Jacobian shape: (206, 281)  (2.82% nonzero)
FWD solves: 10   REV solves: 0
Total colors vs. total size: 10 vs 281  (96.44% improvement)

Sparsity computed using tolerance: 1e-25.
Dense total jacobian for Problem 'problem' was computed 3 times.
Time to compute sparsity:   0.6357 sec
Time to compute coloring:   0.3209 sec
Memory to compute coloring:   0.2500 MB
Coloring created on: 2025-07-16 18:50:31

Simulating trajectory traj

Done simulating trajectory traj

Problem: problem
Driver:  pyOptSparseDriver
  success     : True
  iterations  : 42
  runtime     : 3.4075E+00 s
  model_evals : 42
  model_time  : 6.0596E-02 s
  deriv_evals : 41
  deriv_time  : 8.8415E-01 s
  exit_status : SUCCESS

After running optimization and simulation, the results can be plotted using the plot_results function of Dymos.

# --- get results and plot ---
# objective value
obj = p.get_val('traj.phase.states:energy', units='N**2*s')[-1]
print('objective value:', obj)

# get optimization solution and simulation (time integration) results
sol = om.CaseReader(p.get_outputs_dir() / 'dymos_solution.db').get_case('final')
sim = om.CaseReader(traj.sim_prob.get_outputs_dir() / 'dymos_simulation.db').get_case('final')

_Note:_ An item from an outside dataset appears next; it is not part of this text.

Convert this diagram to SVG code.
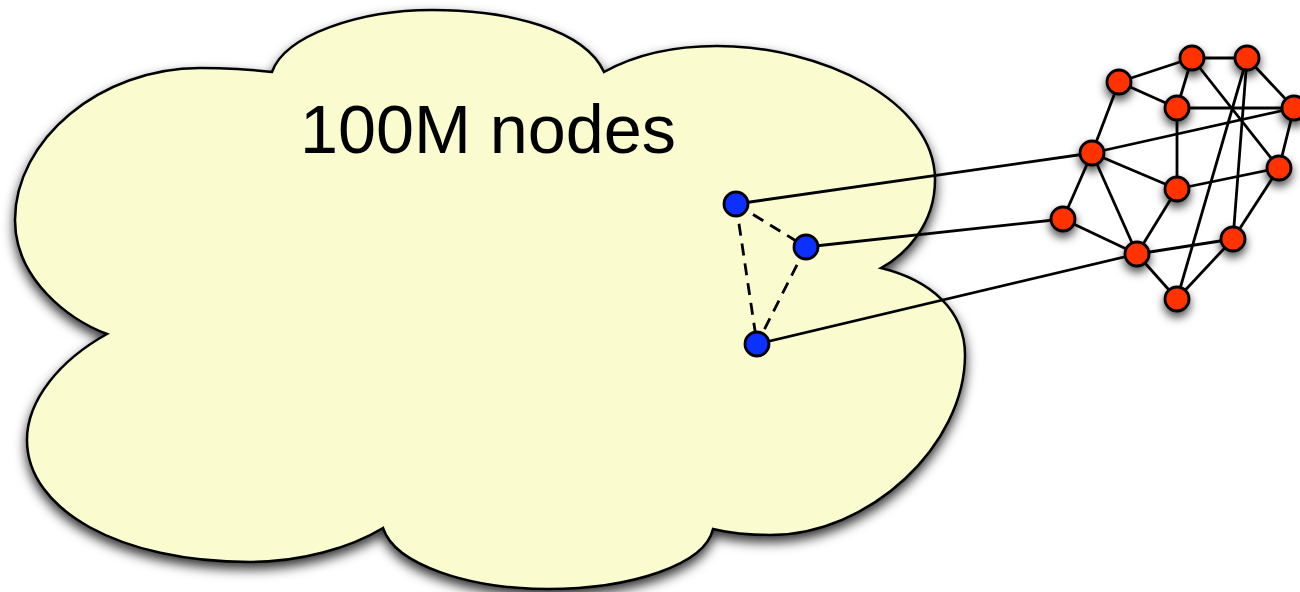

# plot time histories of x, x_dot, theta, theta_dot
plot_results([('traj.phase.timeseries.time', 'traj.phase.timeseries.x', 'time (s)', 'x (m)'),
              ('traj.phase.timeseries.time', 'traj.phase.timeseries.x_dot', 'time (s)', 'vx (m/s)'),
              ('traj.phase.timeseries.time', 'traj.phase.timeseries.theta', 'time (s)', 'theta (rad)'),
              ('traj.phase.timeseries.time', 'traj.phase.timeseries.theta_dot', 'time (s)', 'theta_dot (rad/s)'),
              ('traj.phase.timeseries.time', 'traj.phase.timeseries.f', 'time (s)', 'control (N)')],
             title='Cart-Pole Problem', p_sol=sol, p_sim=sim)

# uncomment the following lines to show the cart-pole animation
### x = sol.get_val('traj.phase.timeseries.x', units='m')
### theta = sol.get_val('traj.phase.timeseries.theta', units='rad')
### force = sol.get_val('traj.phase.timeseries.f', units='N')
### npts = len(x)

### from dymos.examples.cart_pole.animate_cartpole import animate_cartpole
### animate_cartpole(x.reshape(npts), theta.reshape(npts), force.reshape(npts), interval=20, force_scaler=0.02)

objective value: [58.83924937]

(<Figure size 1000x800 with 5 Axes>,
 array([<Axes: xlabel='time (s)', ylabel='x (m)'>,
        <Axes: xlabel='time (s)', ylabel='vx (m/s)'>,
        <Axes: xlabel='time (s)', ylabel='theta (rad)'>,
        <Axes: xlabel='time (s)', ylabel='theta_dot (rad/s)'>,
        <Axes: xlabel='time (s)', ylabel='control (N)'>], dtype=object))

The optimized cart-pole motion should look like the following:

Cart-pole optimized trajectory.

References#

[Kel17]

Matthew Kelly. An introduction to trajectory optimization: How to do your own direct collocation. SIAM Review, 59(4):849–904, 2017. doi:10.1137/16M1062569.